マネージャーに挟まれ、タレントに挟まれ、プロデューサーに挟まれ、作家に挟まれ。大御所の作家なんか使わなくていいんだから、自分の使いやすい作家を使って生きていってほしいな。

井上:番組作りもそうですし、1個のコンテンツ作りもそうですけど、結局人生がそうですよね。自分が「こうしたい」、「こういう人といたい」というのを確実にしていくのが一番ですよね。

マッコイ:気が合う仲間と喧嘩しながらものを作ったらいいものができますよ。

井上:途中うるっときちゃったんですけど……。

マッコイ:きていないでしょ、それ。

(一同笑)

井上:きましたよ! グッと堪えました。でも本当に楽しかったです。逆に私もYouTubeを作っている側だったので、そういった意味で心の持ち方が勉強になりました。

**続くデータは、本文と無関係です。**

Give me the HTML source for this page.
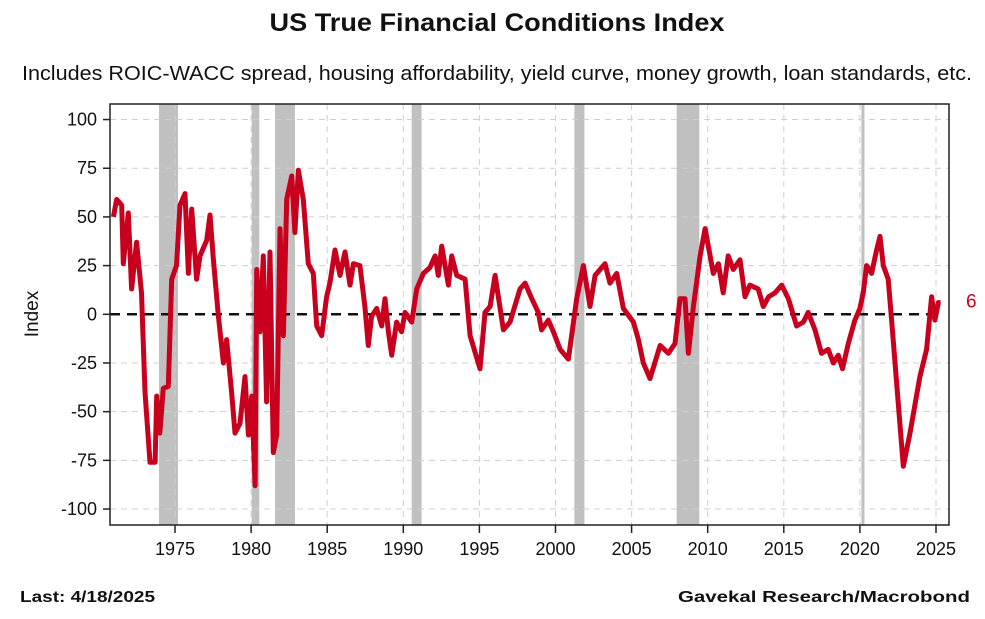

大切なのは、視聴回数を増やす作戦すらも「楽しむ」こと

マッコイ:視聴回数とかを気にしているとつまらなくなるから、回数を増やす作戦すらも楽しめばいいんですよ。それで悩みすぎて頭がワーッとなるよりも、楽しんでやったほうがいいんですよ。(「あやぱいチャンネル」で)「おっぱい散歩」とかやってみたらいいんですよ。

井上:「おっぱい散歩」やってみます。

マッコイ:でも「街にはおっぱいみたいなかたちが多いですよね」と言っているということは、井上さんはそんなことを考えながら生きているんですね。

井上:常に考えています。

マッコイ:ですよね。おっぱいにコンプレックスがあったから、おっぱいが気になっていて、それでおっぱいで今こうやって結果を出しているわけですよね。今日、僕ちゃんとしたことしゃべっていましたか? 質問になんも答えていないじゃないですか。

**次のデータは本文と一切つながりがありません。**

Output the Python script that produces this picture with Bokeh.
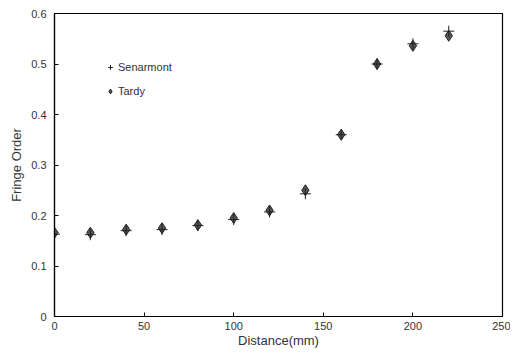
from bokeh.plotting import figure
from bokeh.models import Legend, LegendItem
from bokeh.embed import file_html
from bokeh.resources import INLINE

distance = [0, 20, 40, 60, 80, 100, 120, 140, 160, 180, 200, 220]
senarmont = [0.163, 0.162, 0.170, 0.172, 0.180, 0.192, 0.207, 0.243, 0.360, 0.500, 0.540, 0.565]
tardy = [0.166, 0.166, 0.172, 0.175, 0.181, 0.195, 0.210, 0.250, 0.360, 0.500, 0.536, 0.556]

p = figure(width=510, height=350, output_backend="svg", toolbar_location=None,
           x_range=(0, 250), y_range=(0, 0.6),
           min_border_left=54, min_border_right=8, min_border_top=13, min_border_bottom=29)
p.xgrid.visible = False
p.ygrid.visible = False
p.outline_line_color = "black"
p.outline_line_width = 1.2
p.background_fill_color = "white"
p.border_fill_color = "white"

for ax in (p.xaxis[0], p.yaxis[0]):
    ax.axis_line_color = "black"
    ax.axis_line_width = 1.2
    ax.major_tick_in = 4
    ax.major_tick_out = 0
    ax.minor_tick_in = 0
    ax.minor_tick_out = 0
    ax.major_label_text_font = "Liberation Sans"
    ax.major_label_text_font_size = "11px"
    ax.major_label_text_color = "#333333"
    ax.axis_label_text_font = "Liberation Sans"
    ax.axis_label_text_font_size = "13px"
    ax.axis_label_text_font_style = "normal"
    ax.axis_label_text_color = "#333333"

p.xaxis.ticker = [0, 50, 100, 150, 200, 250]
p.yaxis.ticker = [0, 0.1, 0.2, 0.3, 0.4, 0.5, 0.6]
p.yaxis.major_label_overrides = {0: "0"}
p.xaxis.axis_label = "Distance(mm)"
p.yaxis.axis_label = "Fringe Order"
p.xaxis.major_label_standoff = 5
p.yaxis.major_label_standoff = 8
p.xaxis.axis_label_standoff = 0
p.yaxis.axis_label_standoff = 4

r_t = p.scatter(distance, tardy, marker="diamond", size=11, fill_color="#555555",
                line_color="#222222", line_width=1)
r_s = p.scatter(distance, senarmont, marker="cross", size=11, line_color="#222222", line_width=1)

legend = Legend(items=[LegendItem(label="Senarmont", renderers=[r_s]),
                       LegendItem(label="Tardy", renderers=[r_t])],
                location=(50, 215))
legend.border_line_color = None
legend.background_fill_alpha = 0
legend.label_text_font = "Liberation Sans"
legend.label_text_font_size = "11px"
legend.label_text_color = "#333333"
legend.glyph_width = 12
legend.label_standoff = 2
legend.spacing = 4
p.add_layout(legend)

open("out.html", "w").write(file_html(p, INLINE))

井上:いや、答えていますよ(笑)。本当にめちゃくちゃ楽しかったです。

マッコイ:いやいや、よかったです。世のディレクターたちに「がんばってください」と伝えられたのであればよかったです。

井上:今日はこれで締めさせていただきます。本当にありがとうございました。

マッコイ:大変申し訳ございませんでした。